Po zajęciach wymarsz na obiad, który nie różnił się niczym od marszu na inne posiłki. Szliśmy jak zwykle szykiem zwartym. Przed stołówką czekaliśmy na zezwolenie wejścia. Znowu padały komendy: siad, wstać, siad, kończyć jedzenie, koniec jedzenia. Powrót na kompanię i po obiedzie różne zajęcia: nauka regulaminu, docieranie kotów i tak do kolacji. Po kolacji trochę czasu na układanie w szafkach i porządki. Na okrągło jechanie rejonów i skakanie na zbiórki, ustawianie butów, meldowanie, salutowanie i tak w koło Macieju. Cykliczne „jechanie rejonów”, „skakanie na zbiórki” oraz inne aktywności pokazują, że życie w grupie wymagało ciągłej gotowości i zaangażowania. Taki styl życia, mimo że może wydawać się monotonny, miał na celu budowanie charakteru, współpracy i umiejętności organizacyjnych.

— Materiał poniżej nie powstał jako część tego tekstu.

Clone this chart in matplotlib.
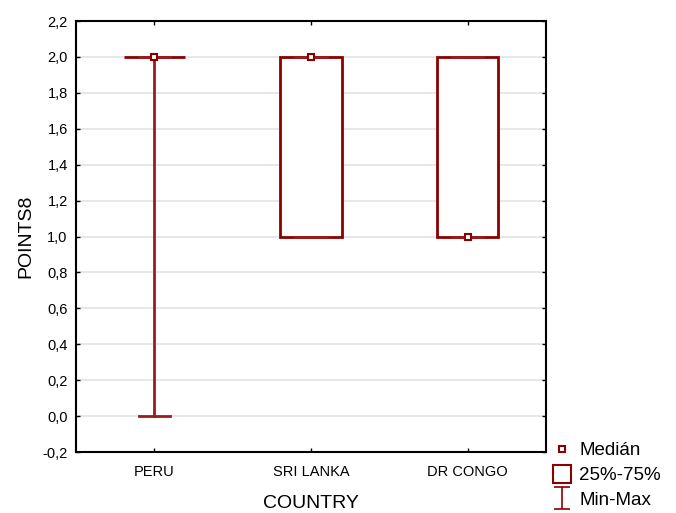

Następny dzień środa wyglądał tak samo, ale dowiedzieliśmy się, że w czwartek powinien być dzień słonia, ale jest to święto 1.11.1979. W czasach PRL-u komuniści próbowali temu świętu nadać charakter świecki i dzień 1 listopada zaczęto nazywać Świętem Zmarłych, Dniem Zmarłych lub Dniem Zmarłych i Poległych zamiast Wszystkich Świętych. Wobec tego ćwiczenia na poligonie zostały zapowiedziane piątek. Ma to być wycieczka na Pola Ryżowe i nad Żółtą Rzekę. Jeden z nas zapytał się co to za rzeka i te pola. Mat chyba tylko na to czekał. Nie mogę tego powiedzieć, bo to tajne, ale w celu uchylenia rąbka tajemnicy, zapraszam pytającego po godzinie 22 - giej. No i po capstrzyku przyszedł po niego podoficer. Nie wiem, kiedy wrócił, bo już zasnąłem. 1 listopada wszystko wyglądało tak jak w niedzielę. Porządki, musztra w czasie chodzenia na posiłki, itd.